The tricky thing with goals is that there is a limit to how much control we have over achieving them. I used to only set goals that I knew I could stick to: goals around saving money, for instance, or around how movement I would get. I knew I could stick to the goals because I’d achieved them before, or because I could use my willpower to reach them (which, by the way, I’ve learned to not use anymore, because as great as willpower can be, it has run me into the ground multiple times over the past decade).
Real goals, goals that feel expansive and exciting, are much harder to control—especially when it comes to money. Despite all of the advice out there telling you how to make six figures, how to book X number of new clients, how to make sales in your sleep—all of that advice leaves out that when it comes to making money as small business owners and freelancers, there’s only so much we can do. You can pitch as many projects to potential clients as you want, but not have a single one accepted. You can share about your art all over the internet, and not make a single sale. You can write amazing newsletters and have amazing mentoring skills, and not have a single person signing up.

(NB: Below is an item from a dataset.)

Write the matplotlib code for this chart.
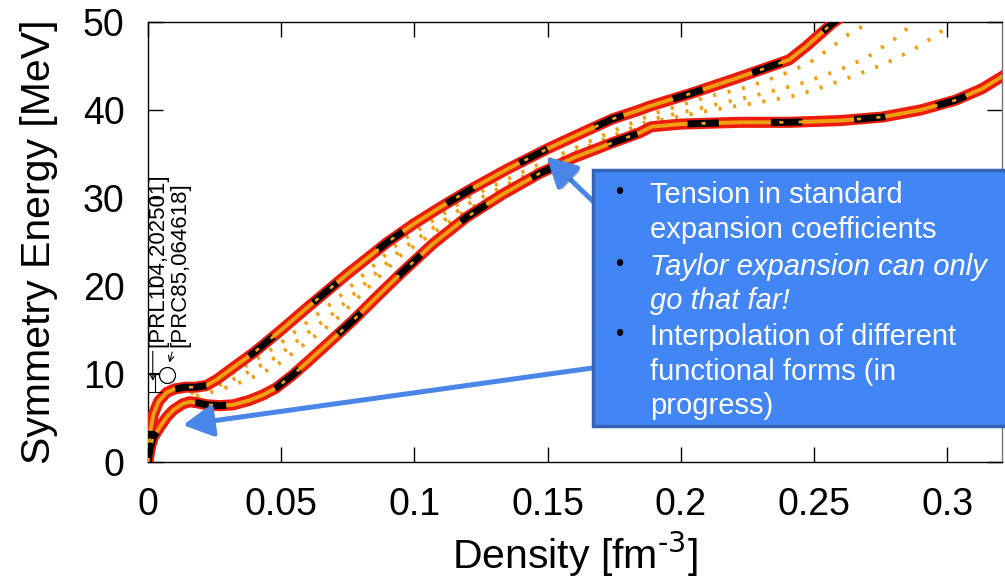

This is hard. And we all go through it. With all of that advice out there—with people making it look so easy—we might think it is our fault. Obviously, we’ve not gone about it the right way. We need to work more and harder. We need to implement a new system. Hire another coach. Redo our website.
But there’s only so much control that we have over making our goals happen. I often think of marketing, gaining (paid and free) subscriptions and booking clients as a process that has a large black box in the centre.
The only thing I can control is my input. The newsletters I write, the way I share about my mentoring, how and whether people find me is what I can control. But whether people subscribe to my newsletters, upgrade to paid, book a mentoring session—very little control. It depends on so many factors that I don’t know about but that influence people’s decision-making: their own financial position, their energy levels, their plans for today, this week, this month, the way they’re currently feeling about themselves and their business, the wellbeing of the people they love and much more. That’s the black box.
I love thinking in terms of the black box, because it takes away any feelings of self-blame. It allows me to show up in the world with my business in a way that feels good and serves me, without tying the worth of how I show up in with the results.